§ **Directions**
Copy out the data below as written; omit any images.

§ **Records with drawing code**
***

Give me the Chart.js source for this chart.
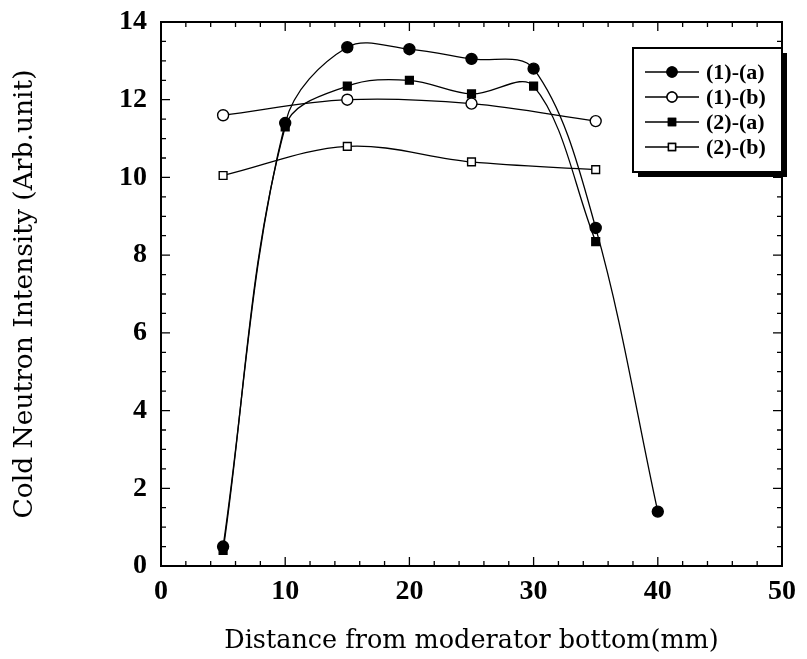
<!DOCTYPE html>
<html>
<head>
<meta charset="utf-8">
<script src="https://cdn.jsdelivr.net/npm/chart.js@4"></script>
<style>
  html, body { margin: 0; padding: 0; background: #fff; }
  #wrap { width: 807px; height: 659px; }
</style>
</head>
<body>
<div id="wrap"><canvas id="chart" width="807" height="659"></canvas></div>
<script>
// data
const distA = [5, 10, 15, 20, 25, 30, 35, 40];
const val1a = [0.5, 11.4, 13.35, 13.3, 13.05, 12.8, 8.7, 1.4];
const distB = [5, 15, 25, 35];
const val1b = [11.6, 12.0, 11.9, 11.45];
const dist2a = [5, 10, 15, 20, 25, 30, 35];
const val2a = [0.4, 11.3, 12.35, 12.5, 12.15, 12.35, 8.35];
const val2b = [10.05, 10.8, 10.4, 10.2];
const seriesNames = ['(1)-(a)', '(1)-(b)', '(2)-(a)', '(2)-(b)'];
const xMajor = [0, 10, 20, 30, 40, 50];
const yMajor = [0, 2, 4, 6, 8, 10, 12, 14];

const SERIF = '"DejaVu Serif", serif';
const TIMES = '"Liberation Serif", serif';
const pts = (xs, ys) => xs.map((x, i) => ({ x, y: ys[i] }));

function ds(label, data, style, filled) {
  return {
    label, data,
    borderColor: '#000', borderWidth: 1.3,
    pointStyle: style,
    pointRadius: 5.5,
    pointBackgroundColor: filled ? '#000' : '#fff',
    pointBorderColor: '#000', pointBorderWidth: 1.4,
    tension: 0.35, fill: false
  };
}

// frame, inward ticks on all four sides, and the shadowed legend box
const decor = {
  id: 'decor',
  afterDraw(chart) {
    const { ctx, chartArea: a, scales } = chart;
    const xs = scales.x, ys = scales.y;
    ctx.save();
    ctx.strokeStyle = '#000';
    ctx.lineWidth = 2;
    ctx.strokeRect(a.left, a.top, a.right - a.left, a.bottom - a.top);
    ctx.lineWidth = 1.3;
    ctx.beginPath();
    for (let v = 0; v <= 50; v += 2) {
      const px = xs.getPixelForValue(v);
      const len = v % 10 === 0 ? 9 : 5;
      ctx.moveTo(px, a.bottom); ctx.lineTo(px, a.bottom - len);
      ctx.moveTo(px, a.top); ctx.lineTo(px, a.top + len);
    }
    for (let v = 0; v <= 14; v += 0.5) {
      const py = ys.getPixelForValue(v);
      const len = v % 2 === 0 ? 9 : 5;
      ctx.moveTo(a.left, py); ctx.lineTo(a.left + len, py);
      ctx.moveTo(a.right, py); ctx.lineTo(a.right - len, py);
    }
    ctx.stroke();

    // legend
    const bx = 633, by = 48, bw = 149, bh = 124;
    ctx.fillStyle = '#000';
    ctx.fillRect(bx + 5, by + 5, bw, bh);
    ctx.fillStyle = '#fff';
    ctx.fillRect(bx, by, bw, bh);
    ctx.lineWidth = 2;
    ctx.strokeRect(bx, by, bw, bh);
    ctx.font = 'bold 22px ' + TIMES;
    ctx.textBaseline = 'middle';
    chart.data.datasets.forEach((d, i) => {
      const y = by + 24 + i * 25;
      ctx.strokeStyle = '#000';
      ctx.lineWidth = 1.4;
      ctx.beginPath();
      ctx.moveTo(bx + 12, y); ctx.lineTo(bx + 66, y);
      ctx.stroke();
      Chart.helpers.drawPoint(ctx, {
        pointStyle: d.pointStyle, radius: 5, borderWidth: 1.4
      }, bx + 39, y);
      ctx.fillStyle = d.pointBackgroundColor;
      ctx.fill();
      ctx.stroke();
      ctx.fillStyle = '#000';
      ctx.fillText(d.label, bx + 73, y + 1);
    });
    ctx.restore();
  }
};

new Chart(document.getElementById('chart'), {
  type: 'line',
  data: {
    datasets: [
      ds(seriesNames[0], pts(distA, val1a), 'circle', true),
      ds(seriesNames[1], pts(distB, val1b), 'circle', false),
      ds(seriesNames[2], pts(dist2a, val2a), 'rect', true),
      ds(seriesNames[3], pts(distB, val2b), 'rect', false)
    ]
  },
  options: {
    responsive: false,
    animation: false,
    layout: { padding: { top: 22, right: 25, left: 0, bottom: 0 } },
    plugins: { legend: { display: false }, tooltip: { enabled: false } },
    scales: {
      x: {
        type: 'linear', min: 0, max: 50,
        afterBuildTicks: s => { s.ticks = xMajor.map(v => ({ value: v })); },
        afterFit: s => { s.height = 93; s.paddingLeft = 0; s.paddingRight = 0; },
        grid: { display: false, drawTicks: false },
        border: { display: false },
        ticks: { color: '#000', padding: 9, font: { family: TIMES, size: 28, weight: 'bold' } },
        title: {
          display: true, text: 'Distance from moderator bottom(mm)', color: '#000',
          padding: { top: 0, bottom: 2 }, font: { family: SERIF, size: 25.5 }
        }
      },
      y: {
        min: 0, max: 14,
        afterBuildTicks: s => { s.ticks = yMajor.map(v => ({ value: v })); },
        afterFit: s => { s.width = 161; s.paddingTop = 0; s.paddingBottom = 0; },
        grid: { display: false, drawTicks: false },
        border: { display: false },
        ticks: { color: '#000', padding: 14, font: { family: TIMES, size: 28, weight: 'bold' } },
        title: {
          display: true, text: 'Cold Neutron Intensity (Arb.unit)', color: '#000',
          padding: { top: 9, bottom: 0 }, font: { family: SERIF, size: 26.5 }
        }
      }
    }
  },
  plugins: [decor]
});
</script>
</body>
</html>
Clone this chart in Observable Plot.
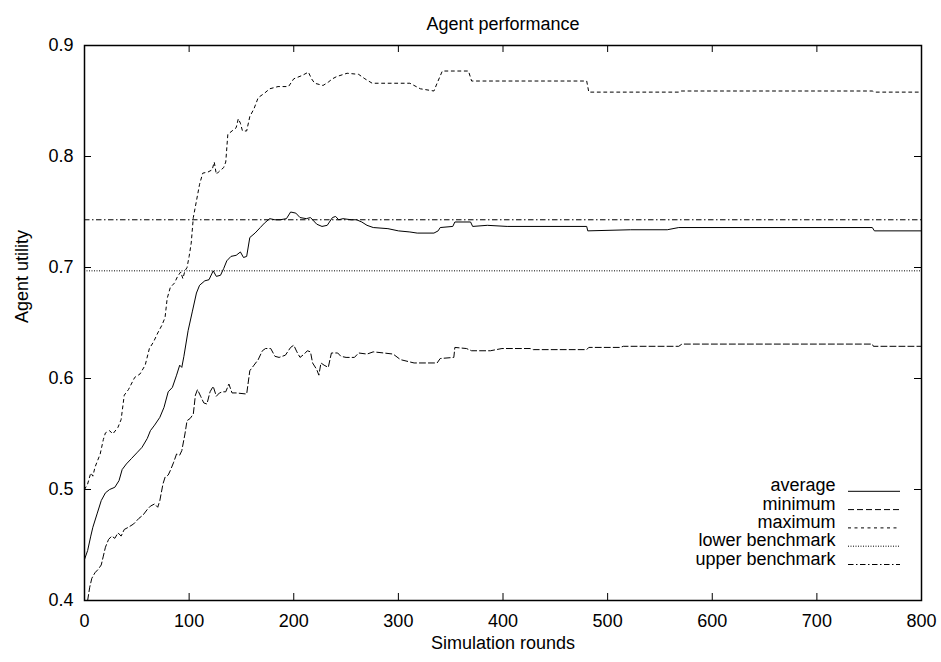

***

§ **Finished task**
Give me the Chart.js source for this chart.
<!DOCTYPE html>
<html>
<head>
<meta charset="utf-8">
<script src="https://cdn.jsdelivr.net/npm/chart.js@4"></script>
<style>
  html, body { margin: 0; padding: 0; background: #fff; }
  #wrap { width: 807px; height: 659px; }
</style>
</head>
<body>
<div id="wrap"><canvas id="chart" width="807" height="659"></canvas></div>
<script>
// data
const distA = [5, 10, 15, 20, 25, 30, 35, 40];
const val1a = [0.5, 11.4, 13.35, 13.3, 13.05, 12.8, 8.7, 1.4];
const distB = [5, 15, 25, 35];
const val1b = [11.6, 12.0, 11.9, 11.45];
const dist2a = [5, 10, 15, 20, 25, 30, 35];
const val2a = [0.4, 11.3, 12.35, 12.5, 12.15, 12.35, 8.35];
const val2b = [10.05, 10.8, 10.4, 10.2];
const seriesNames = ['(1)-(a)', '(1)-(b)', '(2)-(a)', '(2)-(b)'];
const xMajor = [0, 10, 20, 30, 40, 50];
const yMajor = [0, 2, 4, 6, 8, 10, 12, 14];

const SERIF = '"DejaVu Serif", serif';
const TIMES = '"Liberation Serif", serif';
const pts = (xs, ys) => xs.map((x, i) => ({ x, y: ys[i] }));

function ds(label, data, style, filled) {
  return {
    label, data,
    borderColor: '#000', borderWidth: 1.3,
    pointStyle: style,
    pointRadius: 5.5,
    pointBackgroundColor: filled ? '#000' : '#fff',
    pointBorderColor: '#000', pointBorderWidth: 1.4,
    tension: 0.35, fill: false
  };
}

// frame, inward ticks on all four sides, and the shadowed legend box
const decor = {
  id: 'decor',
  afterDraw(chart) {
    const { ctx, chartArea: a, scales } = chart;
    const xs = scales.x, ys = scales.y;
    ctx.save();
    ctx.strokeStyle = '#000';
    ctx.lineWidth = 2;
    ctx.strokeRect(a.left, a.top, a.right - a.left, a.bottom - a.top);
    ctx.lineWidth = 1.3;
    ctx.beginPath();
    for (let v = 0; v <= 50; v += 2) {
      const px = xs.getPixelForValue(v);
      const len = v % 10 === 0 ? 9 : 5;
      ctx.moveTo(px, a.bottom); ctx.lineTo(px, a.bottom - len);
      ctx.moveTo(px, a.top); ctx.lineTo(px, a.top + len);
    }
    for (let v = 0; v <= 14; v += 0.5) {
      const py = ys.getPixelForValue(v);
      const len = v % 2 === 0 ? 9 : 5;
      ctx.moveTo(a.left, py); ctx.lineTo(a.left + len, py);
      ctx.moveTo(a.right, py); ctx.lineTo(a.right - len, py);
    }
    ctx.stroke();

    // legend
    const bx = 633, by = 48, bw = 149, bh = 124;
    ctx.fillStyle = '#000';
    ctx.fillRect(bx + 5, by + 5, bw, bh);
    ctx.fillStyle = '#fff';
    ctx.fillRect(bx, by, bw, bh);
    ctx.lineWidth = 2;
    ctx.strokeRect(bx, by, bw, bh);
    ctx.font = 'bold 22px ' + TIMES;
    ctx.textBaseline = 'middle';
    chart.data.datasets.forEach((d, i) => {
      const y = by + 24 + i * 25;
      ctx.strokeStyle = '#000';
      ctx.lineWidth = 1.4;
      ctx.beginPath();
      ctx.moveTo(bx + 12, y); ctx.lineTo(bx + 66, y);
      ctx.stroke();
      Chart.helpers.drawPoint(ctx, {
        pointStyle: d.pointStyle, radius: 5, borderWidth: 1.4
      }, bx + 39, y);
      ctx.fillStyle = d.pointBackgroundColor;
      ctx.fill();
      ctx.stroke();
      ctx.fillStyle = '#000';
      ctx.fillText(d.label, bx + 73, y + 1);
    });
    ctx.restore();
  }
};

new Chart(document.getElementById('chart'), {
  type: 'line',
  data: {
    datasets: [
      ds(seriesNames[0], pts(distA, val1a), 'circle', true),
      ds(seriesNames[1], pts(distB, val1b), 'circle', false),
      ds(seriesNames[2], pts(dist2a, val2a), 'rect', true),
      ds(seriesNames[3], pts(distB, val2b), 'rect', false)
    ]
  },
  options: {
    responsive: false,
    animation: false,
    layout: { padding: { top: 22, right: 25, left: 0, bottom: 0 } },
    plugins: { legend: { display: false }, tooltip: { enabled: false } },
    scales: {
      x: {
        type: 'linear', min: 0, max: 50,
        afterBuildTicks: s => { s.ticks = xMajor.map(v => ({ value: v })); },
        afterFit: s => { s.height = 93; s.paddingLeft = 0; s.paddingRight = 0; },
        grid: { display: false, drawTicks: false },
        border: { display: false },
        ticks: { color: '#000', padding: 9, font: { family: TIMES, size: 28, weight: 'bold' } },
        title: {
          display: true, text: 'Distance from moderator bottom(mm)', color: '#000',
          padding: { top: 0, bottom: 2 }, font: { family: SERIF, size: 25.5 }
        }
      },
      y: {
        min: 0, max: 14,
        afterBuildTicks: s => { s.ticks = yMajor.map(v => ({ value: v })); },
        afterFit: s => { s.width = 161; s.paddingTop = 0; s.paddingBottom = 0; },
        grid: { display: false, drawTicks: false },
        border: { display: false },
        ticks: { color: '#000', padding: 14, font: { family: TIMES, size: 28, weight: 'bold' } },
        title: {
          display: true, text: 'Cold Neutron Intensity (Arb.unit)', color: '#000',
          padding: { top: 9, bottom: 0 }, font: { family: SERIF, size: 26.5 }
        }
      }
    }
  },
  plugins: [decor]
});
</script>
</body>
</html>
Clone this chart in Observable Plot.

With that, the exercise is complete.